Another issue concerns the clarity of specific colors: not all colors are equal regarding clarity. Indeed, some colored diamonds are nearly never seen without inclusions. This is the case for red and pink diamonds. These specific colors are believed to be caused by the extreme high pressures during their formation, which can produce inclusions. As a consequence, a SI and even an I1 pink diamond can be considered a very good clarity, contrary to yellow and blue natural color diamonds, which are generally purer. Amongst yellow diamonds, the ones from the Zimi mine in Sierra Leone are an exception: the rough stones characteristically contain an important black inclusion in their heart. Most of the time diamond-cutters try to remove it, but this means losing a lot of weight. This is all a matter of choice: either one sacrifices weight for clarity, or one favors weight, therefore keeping the inclusion. As for the cognac colored diamonds from Congo, they always have a cloud in their core.

Unfortunately, even if laboratories are generally consistent concerning clarity grading, they don’t communicate on these important specificities. The end consumer is then unaware that a SI pink or purple color diamond can be considered as excellent.  

The Issue of Fluorescence

Most of the time, fluorescence is considered negative by the consumers because they base their argument on what is said about colorless diamonds. However, the case of natural color diamonds is completely different. Indeed, fluorescence is sometimes intrinsic to certain colors. As a matter of fact, some colors always fluoresce, like all the lime and mint colored diamonds and most of the pink diamonds.

As diamond professionals, we consider that fluorescence should influence the quality of the stone only it it has an impact on its brightness.

Fluorescence can can give a milky aspect or have no impact.

Undetermined Origin of The Color

Despite their efforts, laboratories are sometimes unable to determine whether a diamond’s color is natural or not. In that case, the word “Undetermined” is put on the certificate.

This makes the diamond unsellable and constitutes a real loss for the diamond dealer who, having usually purchased the rough stone as it came out of the mine, can be certain of the natural color of the diamond - unless it was treated in the rough. Even if treatments are hard to detect, there should be a relationship of trust between laboratories and diamond dealers. Unfortunately, this is not the case: even when graded by the same laboratory, it can happen that some natural colored diamonds (especially green colored ones) can suddenly become “treated”, without any justification. One can only hope that in the future, technological progress will allow us to establish the truth with more certainty.


Even diamond professionals struggle to understand a system which isn’t always consistent.  
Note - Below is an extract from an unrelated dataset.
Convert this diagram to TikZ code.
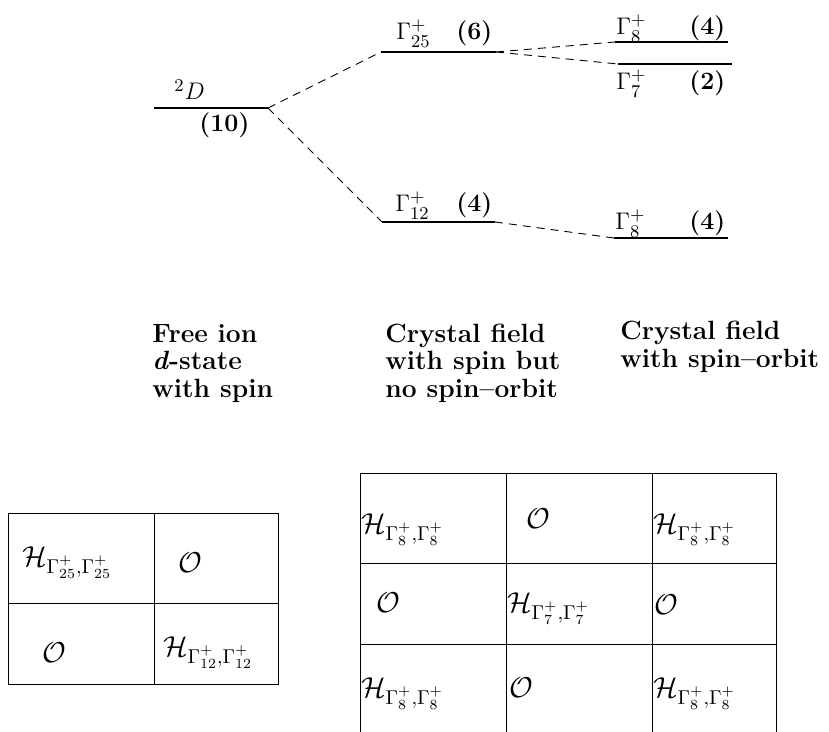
\documentclass[tikz,border=0pt]{standalone}
\usepackage{amsmath}
\begin{document}
\begin{tikzpicture}[x=0.5pt,y=-0.5pt,
  level/.style={line width=1.1pt},
  link/.style={line width=0.45pt,dash pattern=on 4pt off 3pt},
  lab/.style={inner sep=0pt,anchor=base west,font=\fontsize{12.5}{14}\selectfont},
  num/.style={inner sep=0pt,anchor=base west,font=\fontsize{12.5}{14}\selectfont\bfseries},
  col/.style={inner sep=0pt,anchor=base west,font=\fontsize{13.2}{14}\selectfont\bfseries},
  grid/.style={line width=0.5pt},
  cell/.style={inner sep=0pt,anchor=base west,font=\Large}]
\useasboundingbox (0,0) rectangle (829,732);
% levels
\coordinate (Dl) at (154,108); \coordinate (Dr) at (268,108);
\coordinate (Al) at (381,52);  \coordinate (Ar) at (496,52);
\coordinate (Bl) at (382,222); \coordinate (Br) at (495,222);
\coordinate (Cl) at (615,42);  \coordinate (Cr) at (728,42);
\coordinate (El) at (618,64);  \coordinate (Er) at (732,64);
\coordinate (Fl) at (614,238); \coordinate (Fr) at (728,238);
\draw[level] (Dl) -- (Dr);
\draw[level] (Al) -- (Ar);
\draw[level] (Bl) -- (Br);
\draw[level] (Cl) -- (Cr);
\draw[level] (El) -- (Er);
\draw[level] (Fl) -- (Fr);
\draw[link] (Dr) -- (Al);
\draw[link] (Dr) -- (Bl);
\draw[link] (Ar) -- (Cl);
\draw[link] (Ar) -- (El);
\draw[link] (Br) -- (Fl);
% labels
\node[lab] (tD) at (174,100) {$^{2}D$};
\node[num] (nD) at (199,132) {(10)};
\node[lab] (tA) at (396,40) {$\Gamma_{25}^{+}$};
\node[num] (nA) at (456,40) {(6)};
\node[lab] (tB) at (395,212) {$\Gamma_{12}^{+}$};
\node[num] (nB) at (456,212) {(4)};
\node[lab] (tC) at (616,35) {$\Gamma_{8}^{+}$};
\node[num] (nC) at (689,35) {(4)};
\node[lab] (tE) at (616,90) {$\Gamma_{7}^{+}$};
\node[num] (nE) at (689,90) {(2)};
\node[lab] (tF) at (615,230) {$\Gamma_{8}^{+}$};
\node[num] (nF) at (689,230) {(4)};
% column captions
\node[col] (c1a) at (152,343) {Free ion};
\node[col] (c1b) at (152,370) {\textit{d}-state};
\node[col] (c1c) at (152,397) {with spin};
\node[col] (c2a) at (385,343) {Crystal field};
\node[col] (c2b) at (385,370) {with spin but};
\node[col] (c2c) at (385,397) {no spin--orbit};
\node[col] (c3a) at (620,340) {Crystal field};
\node[col] (c3b) at (620,367) {with spin--orbit};
% left table
\draw[grid] (8,513) rectangle (278,684);
\draw[grid] (154,513) -- (154,684);
\draw[grid] (8,603) -- (278,603);
\node[cell] (l11) at (22,566) {$\mathcal{H}_{\Gamma_{25}^{+},\Gamma_{25}^{+}}$};
\node[cell] (l12) at (178,572) {$\mathcal{O}$};
\node[cell] (l21) at (42,662) {$\mathcal{O}$};
\node[cell] (l22) at (163,656) {$\mathcal{H}_{\Gamma_{12}^{+},\Gamma_{12}^{+}}$};
% right table
\draw[grid] (360,732) -- (360,473) -- (776,473) -- (776,732);
\draw[grid] (506,473) -- (506,732);
\draw[grid] (652,473) -- (652,732);
\draw[grid] (360,563) -- (776,563);
\draw[grid] (360,644) -- (776,644);
\node[cell] (r11) at (361,533) {$\mathcal{H}_{\Gamma_{8}^{+},\Gamma_{8}^{+}}$};
\node[cell] (r12) at (526,528) {$\mathcal{O}$};
\node[cell] (r13) at (653,533) {$\mathcal{H}_{\Gamma_{8}^{+},\Gamma_{8}^{+}}$};
\node[cell] (r21) at (376,612) {$\mathcal{O}$};
\node[cell] (r22) at (507,612) {$\mathcal{H}_{\Gamma_{7}^{+},\Gamma_{7}^{+}}$};
\node[cell] (r23) at (654,614) {$\mathcal{O}$};
\node[cell] (r31) at (361,697) {$\mathcal{H}_{\Gamma_{8}^{+},\Gamma_{8}^{+}}$};
\node[cell] (r32) at (509,697) {$\mathcal{O}$};
\node[cell] (r33) at (653,697) {$\mathcal{H}_{\Gamma_{8}^{+},\Gamma_{8}^{+}}$};
\end{tikzpicture}
\end{document}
In general, the system is too complicated for everyone: for diamantaires, who are very few to be specialized in natural color diamonds, and for consumers who have no other choice than relying on the expertise of laboratories. One has to admit that these have done a good job in communication: they have set themselves up as inevitable references in the world of color diamonds. However, the same cannot be said about the communication towards the public and diamond professionals. As a consequence, all this is negative for the end-consumer who ends up being lost in the terminologies, and is the victim of a system which artificially raises the price of specific colors according to the market trends.     

To conclude, all those issues have a negative impact on the industry of natural colored diamonds. Diamantaires like us don’t always feel supported by the laboratories even when they have a common interest. We think it would be definitely positive for the whole industry if laboratories collaborated with diamond professionals.

"Laboratories and diamantaires should work hand in hand for a better harmonization of color diamond grading."

Indeed, everyone has something to offer: the laboratories have the science and the diamond professionals have the experience and the everyday practice of diamond cutting.